So you know how I was just recently saying that actor-directors are usually bad? Well, funny thing, Joel Edgerton just released his directorial debut, The Gift, and it’s really good. So while yes, fewer actors should become directors, Joel Edgerton gets a pass because he is actually good at it. Edgerton not only directs The Gift, he also wrote it, and he stars in it, which would normally scream “vanity project”, but in this case Edgerton clearly had a story he wanted to tell—it’s not about making him look good. The uniformly terrible trailers are wildly misleading and this is not a cheapo creepy house horror movie like they make it seem. There’s a lot more going on in The Gift.

This looks like an easy paycheck for Jason Bateman, but no, he is in this movie specifically because he is Jason Bateman. We have certain expectations of Bateman as a protagonist, and Edgerton leans into that, playing on Bateman’s on-screen persona and our expectations for him as a protagonist. He stars as Simon, who along with his wife, Robyn (Rebecca Hall), has just moved back to Los Angeles after a long sojourn in Chicago. Hall hasn’t really done much for me post-The Town, but here she’s very good. Robyn is lonely and fragile, thanks to an alluded-to event in Chicago that was probably a miscarriage, and Hall captures her nerves and tension perfectly. Edgerton rounds out the main cast as Gordo, a hugely off-putting weirdo aptly dubbed “Gordo the Weirdo”.

I noted in my review of Before We Go  that Chris Evans doesn’t really have a handle on the visual language of film—well Joel Edgerton does. Where he places his camera is critically important—what we DON’T see is often more important than what we do. He understands how costuming and props contribute to character as well, and his writing is efficient and displays the same kind of narrative chiaroscuro he uses in his scene construction. The Gift is a psychological thriller, and Edgerton manages the tension throughout the film beautifully, steadily ratcheting it up with his use of perspective. We don’t always see what the characters see, which lets us in on certain secrets while we wait anxiously for the characters to catch up, but in other cases it leaves things up to our imaginations, which is way worse than anything you could put on screen.

Which is why we now need to get into some spoilers, because that ambiguity has opened a can of worms. If you don’t want to know anything more about this movie, this is where you get off.

Simon and Gordo’s toxic past, and Gordo’s desire for revenge, come to a head in the finale when Gordo shows Simon a recording in which it is heavily implied that Gordo drugged and raped Robyn, and that Simon’s newborn child might not even be his. It’s a gut-punch moment, the culmination of eighty minutes of carefully built dread, and as it played out I knew some people would absolutely hate it.

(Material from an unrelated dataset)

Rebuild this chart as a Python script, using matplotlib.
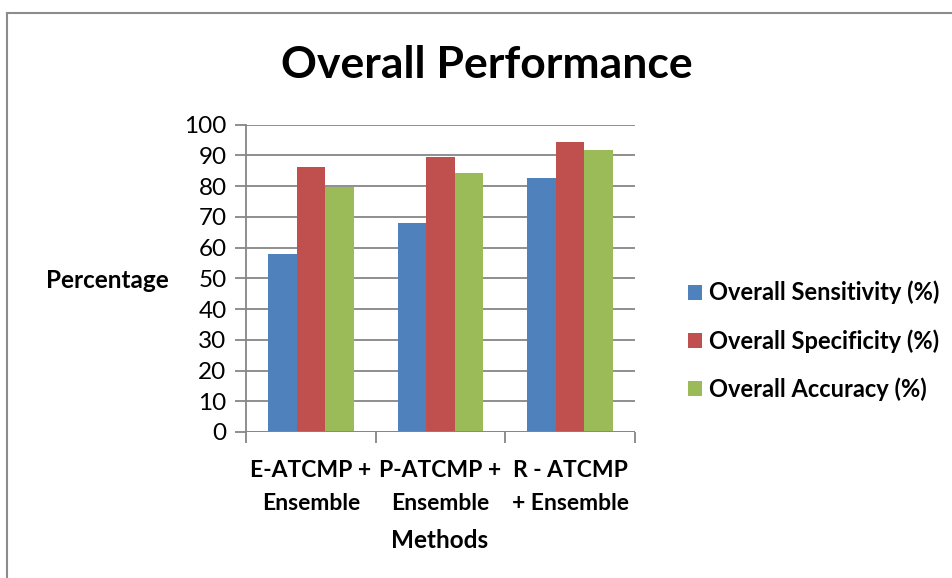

Count The Mary Sue among those who do not like it (you can read their assessment here), but for me, that ending worked.
Robyn is a sympathetic character, but she is never driving the narrative—Gordo is. Robyn is always a pawn between the two men, they both lie to and manipulate her. She’s victimized throughout the movie, by Gordo’s stalking and Simon’s insidious control. It’s a credit to Edgerton’s writing and Hall’s performance that we like Robyn so much we don’t want to see bad things happen to her, but the entire movie is bad things happening to Robyn, and they steadily escalate until The Worst thing happens. Or maybe it doesn’t—WE DON’T ACTUALLY KNOW WHAT HAPPENED.

Edgerton leaves it vague in a way that borders exploitative, because it seems to reduce humiliation to pure shock value. But the ambiguity of that scene plays into the film’s theme of never really knowing the things you think you know. Good, bad, persecutor, victim—these are all defined by one’s perspective, a perspective that Edgerton purposefully skews. The entire point of The Gift is the not knowing. Is Gordo really that twisted and cruel? Or did he just find the perfect way to torture Simon, forever? It’s up to each individual viewer to decide, and there is no right answer. It’s an ambitious gambit on Edgerton’s part, but it’s one that simply won’t work for everyone.